What to do: Locate the lines of the listing below that hold "chart", then copy each of them.

Dataset section:
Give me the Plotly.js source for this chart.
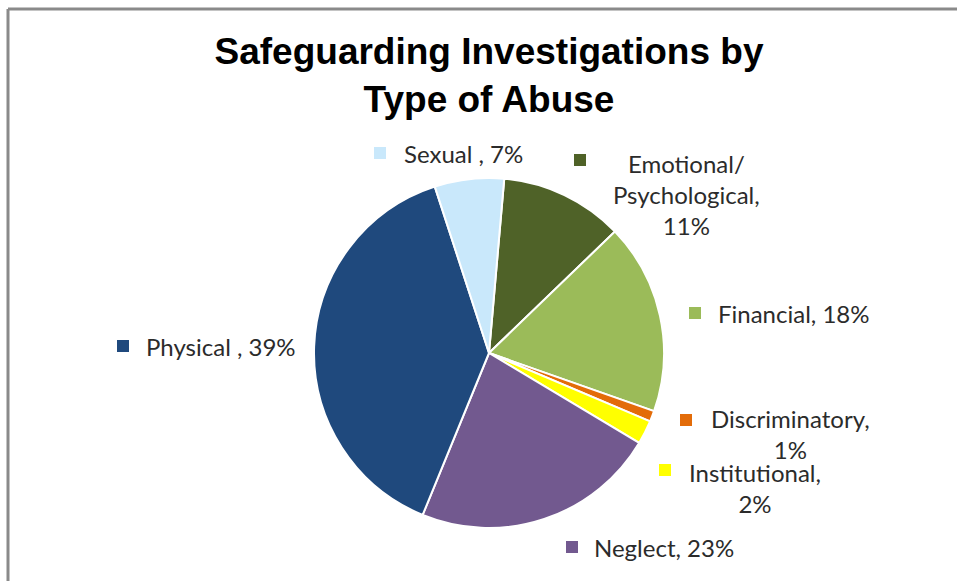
<!DOCTYPE html>
<html>
<head>
<meta charset="utf-8">
<script src="https://cdn.plot.ly/plotly-3.0.1.min.js"></script>
<style>
  html, body { margin: 0; padding: 0; background: #fff; }
  #chart { width: 957px; height: 581px; }
</style>
</head>
<body>
<div id="chart"></div>
<script>
// DATA (clockwise from just right of 12 o'clock)
let categories = ["Emotional/ Psychological", "Financial", "Discriminatory", "Institutional", "Neglect", "Physical", "Sexual"];
let shares = [11.4, 17.6, 1.0, 2.2, 22.6, 38.8, 6.4];
let labelTexts = ["Emotional/<br>Psychological,<br>11%", "Financial, 18%", "Discriminatory,<br>1%", "Institutional,<br>2%", "Neglect, 23%", "Physical , 39%", "Sexual , 7%"];
let sliceColors = ["#4F6228", "#9BBB59", "#E36C09", "#FFFF00", "#72598F", "#1F497D", "#C9E8FB"];

const W = 957, H = 581;
let px = (x) => x / W;
let py = (y) => 1 - y / H;

// label placement: [square left x, text x, y centre, anchor]
let labelPos = [
  [574, 686, 194, "center"],
  [689, 716, 313, "left"],
  [680, 790, 434, "center"],
  [659, 755, 488, "center"],
  [566, 592, 547, "left"],
  [117, 144, 346, "left"],
  [374, 402, 153, "left"],
];
// y of the first line for multi-line labels (for square)
let squareY = [160, 313, 420, 470, 547, 346, 153];

let pieData = [
  {
    type: "pie",
    labels: categories,
    values: shares,
    sort: false,
    direction: "clockwise",
    rotation: 5,
    textinfo: "none",
    hoverinfo: "label+percent",
    marker: {
      colors: sliceColors,
      line: { color: "#ffffff", width: 2 },
    },
    domain: { x: [px(314), px(664)], y: [py(528), py(178)] },
    showlegend: false,
  },
];

let labelFont = { family: "Lato, 'Open Sans', sans-serif", size: 24, color: "#2b2b2b" };

let annotations = labelTexts.map((t, i) => ({
  text: t,
  xref: "paper",
  yref: "paper",
  x: px(labelPos[i][1]),
  y: py(labelPos[i][2]),
  xanchor: labelPos[i][3],
  yanchor: "middle",
  align: "center",
  showarrow: false,
  font: labelFont,
}));

let shapes = [
  { type: "line", xref: "paper", yref: "paper", x0: px(8), x1: px(8), y0: -0.01, y1: py(9), line: { color: "#8a8a8a", width: 3 } },
  { type: "line", xref: "paper", yref: "paper", x0: px(8), x1: 1.01, y0: py(9), y1: py(9), line: { color: "#8a8a8a", width: 3 } },
];
squareY.forEach((y, i) => {
  shapes.push({
    type: "rect",
    xref: "paper",
    yref: "paper",
    x0: px(labelPos[i][0]),
    x1: px(labelPos[i][0] + 12),
    y0: py(y + 6),
    y1: py(y - 6),
    fillcolor: sliceColors[i],
    line: { width: 0 },
  });
});

let pieLayout = {
  width: W,
  height: H,
  margin: { l: 0, r: 0, t: 0, b: 0 },
  paper_bgcolor: "#ffffff",
  title: {
    text: "<b>Safeguarding Investigations by<br>Type of Abuse</b>",
    font: { family: "'Liberation Sans', Arial, sans-serif", size: 37, color: "#000000" },
    x: px(489),
    xanchor: "center",
    y: py(64),
    yanchor: "top",
  },
  annotations: annotations,
  shapes: shapes,
};

Plotly.newPlot("chart", pieData, pieLayout, { displayModeBar: false });
</script>
</body>
</html>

Exercise result:
Give me the Plotly.js source for this chart.
  #chart { width: 957px; height: 581px; }
<div id="chart"></div>
Plotly.newPlot("chart", pieData, pieLayout, { displayModeBar: false });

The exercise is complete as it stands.